Willie Young

Personal information
- Born: June 15, 1973 (age 53)

Career information
- NBA draft: 1998: undrafted
- Playing career: 1998–2008
- Position: Head coach
- Coaching career: 2008–present

Career history

Playing
- 1998: Den Helder
- 1999–2000: EBBC Den Bosch
- 2000–2001: Landstede Zwolle
- 2001–2003: Lich Basket
- 2003–2008: Crailsheim Merlins

Coaching
- 2008–2012: Crailsheim Merlins (youth)
- 2012–2014: Crailsheim Merlins
- 2017–2019: Sequatchie County High School
- 2020–2021: Pajaro Valley High School

Career highlights
- As player: Dutch League champion (1998);

= Willie Young (basketball) =

American basketball player and coach

Willie Montrel Young (born June 15, 1973) is an American professional basketball coach and former professional basketball player.

== Career ==
Young graduated from Norview High School in 1992, before playing college basketball at Brevard Community College (1992–95) and at the University of Tennessee at Chattanooga (1995–97). As a senior, he was the Mocs second-leading scorer (14.0ppg) and helped the team reach the 1997 NCAA Sweet Sixteen.

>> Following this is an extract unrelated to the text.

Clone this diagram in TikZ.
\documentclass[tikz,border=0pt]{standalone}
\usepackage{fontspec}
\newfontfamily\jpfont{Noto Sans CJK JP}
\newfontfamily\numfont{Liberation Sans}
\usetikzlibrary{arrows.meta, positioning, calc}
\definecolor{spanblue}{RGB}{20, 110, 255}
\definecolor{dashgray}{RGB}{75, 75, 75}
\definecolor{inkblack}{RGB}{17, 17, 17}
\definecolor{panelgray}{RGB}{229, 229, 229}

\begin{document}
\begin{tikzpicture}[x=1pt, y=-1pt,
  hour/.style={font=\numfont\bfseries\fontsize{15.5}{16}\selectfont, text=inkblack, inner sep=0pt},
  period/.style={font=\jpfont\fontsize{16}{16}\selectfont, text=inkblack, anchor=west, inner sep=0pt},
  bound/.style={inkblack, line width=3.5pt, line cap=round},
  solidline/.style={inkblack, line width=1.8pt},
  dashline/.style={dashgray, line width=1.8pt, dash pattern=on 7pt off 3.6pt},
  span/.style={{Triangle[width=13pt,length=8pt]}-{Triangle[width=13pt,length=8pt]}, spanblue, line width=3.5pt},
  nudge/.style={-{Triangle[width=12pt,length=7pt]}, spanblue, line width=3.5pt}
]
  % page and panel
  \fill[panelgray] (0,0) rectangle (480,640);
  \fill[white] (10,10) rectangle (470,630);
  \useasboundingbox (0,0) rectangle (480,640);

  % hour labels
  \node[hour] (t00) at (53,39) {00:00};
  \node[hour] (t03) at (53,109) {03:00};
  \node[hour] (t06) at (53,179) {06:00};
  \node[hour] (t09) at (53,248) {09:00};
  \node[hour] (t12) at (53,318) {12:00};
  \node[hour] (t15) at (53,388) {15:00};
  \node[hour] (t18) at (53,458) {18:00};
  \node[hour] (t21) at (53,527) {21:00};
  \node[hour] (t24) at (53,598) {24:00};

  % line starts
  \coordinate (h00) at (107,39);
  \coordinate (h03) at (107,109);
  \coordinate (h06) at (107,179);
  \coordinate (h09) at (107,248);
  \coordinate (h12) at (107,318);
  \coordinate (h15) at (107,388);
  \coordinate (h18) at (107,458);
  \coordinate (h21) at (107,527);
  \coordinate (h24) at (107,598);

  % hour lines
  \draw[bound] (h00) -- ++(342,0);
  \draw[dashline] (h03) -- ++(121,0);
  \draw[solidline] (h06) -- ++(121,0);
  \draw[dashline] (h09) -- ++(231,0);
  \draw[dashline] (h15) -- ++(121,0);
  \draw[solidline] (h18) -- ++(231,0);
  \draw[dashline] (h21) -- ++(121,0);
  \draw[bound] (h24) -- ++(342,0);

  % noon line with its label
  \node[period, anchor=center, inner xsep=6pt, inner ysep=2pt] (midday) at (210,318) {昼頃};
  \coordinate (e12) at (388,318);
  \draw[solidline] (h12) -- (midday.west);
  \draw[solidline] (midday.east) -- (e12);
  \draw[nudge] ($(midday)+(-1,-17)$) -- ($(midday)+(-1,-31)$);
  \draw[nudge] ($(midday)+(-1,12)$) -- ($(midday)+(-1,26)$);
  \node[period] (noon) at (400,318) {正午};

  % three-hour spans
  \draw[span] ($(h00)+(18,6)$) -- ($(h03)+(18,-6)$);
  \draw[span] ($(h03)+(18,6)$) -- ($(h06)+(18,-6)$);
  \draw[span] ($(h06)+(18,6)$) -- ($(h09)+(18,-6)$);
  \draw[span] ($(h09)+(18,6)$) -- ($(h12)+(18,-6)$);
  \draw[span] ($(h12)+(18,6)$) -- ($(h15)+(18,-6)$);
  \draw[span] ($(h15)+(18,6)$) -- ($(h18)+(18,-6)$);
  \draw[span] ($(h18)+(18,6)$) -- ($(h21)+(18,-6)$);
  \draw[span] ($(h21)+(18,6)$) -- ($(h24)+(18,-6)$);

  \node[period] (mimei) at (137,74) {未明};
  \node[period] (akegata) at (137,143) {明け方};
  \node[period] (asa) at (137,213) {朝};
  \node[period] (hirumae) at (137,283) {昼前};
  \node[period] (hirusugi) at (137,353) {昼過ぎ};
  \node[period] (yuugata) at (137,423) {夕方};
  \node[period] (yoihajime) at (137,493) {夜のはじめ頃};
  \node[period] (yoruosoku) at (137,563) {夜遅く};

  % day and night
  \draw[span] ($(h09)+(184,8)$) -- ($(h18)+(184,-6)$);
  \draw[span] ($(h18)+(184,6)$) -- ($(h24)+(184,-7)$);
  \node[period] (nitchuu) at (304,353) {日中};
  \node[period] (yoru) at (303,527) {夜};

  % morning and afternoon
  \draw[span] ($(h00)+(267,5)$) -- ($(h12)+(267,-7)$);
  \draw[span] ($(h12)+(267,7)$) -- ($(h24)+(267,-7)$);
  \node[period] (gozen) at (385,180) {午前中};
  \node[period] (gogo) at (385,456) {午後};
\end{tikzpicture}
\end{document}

He turned professional in 1998 and spent nine years playing overseas in the Netherlands, Israel, Belgium and Germany. As a rookie, Young helped BV Den Helder win the Dutch national championship. Young, who spent the last three years of his playing days with the Crailsheim Merlins in Germany's second-tier league 2. Bundesliga, suffered a career-ending knee injury in February 2007.

In 2008, Young began his coaching career as head coach of Crailsheim's development squad, while also coaching in the club's youth ranks. In August 2012, Young was promoted to the head coaching position at Crailsheim's first team in the ProA league. In 2014, he guided the Merlins to a second-place finish in the ProA regular season and to an appearance in the finals, which earned his team promotion to Germany's top-flight Basketball Bundesliga. He was sacked in November 2014 after a 1–8 season start.

In August 2017, he was hired as head basketball coach for the Sequatchie County High School Indians in Dunlap, Tennessee. Young worked there until 2019, in September 2020, he was appointed as boys basketball coach at Pajaro Valley High School in Watsonville, California. Young coached the Pajaro Valley Grizzlies in the 2020–21 season.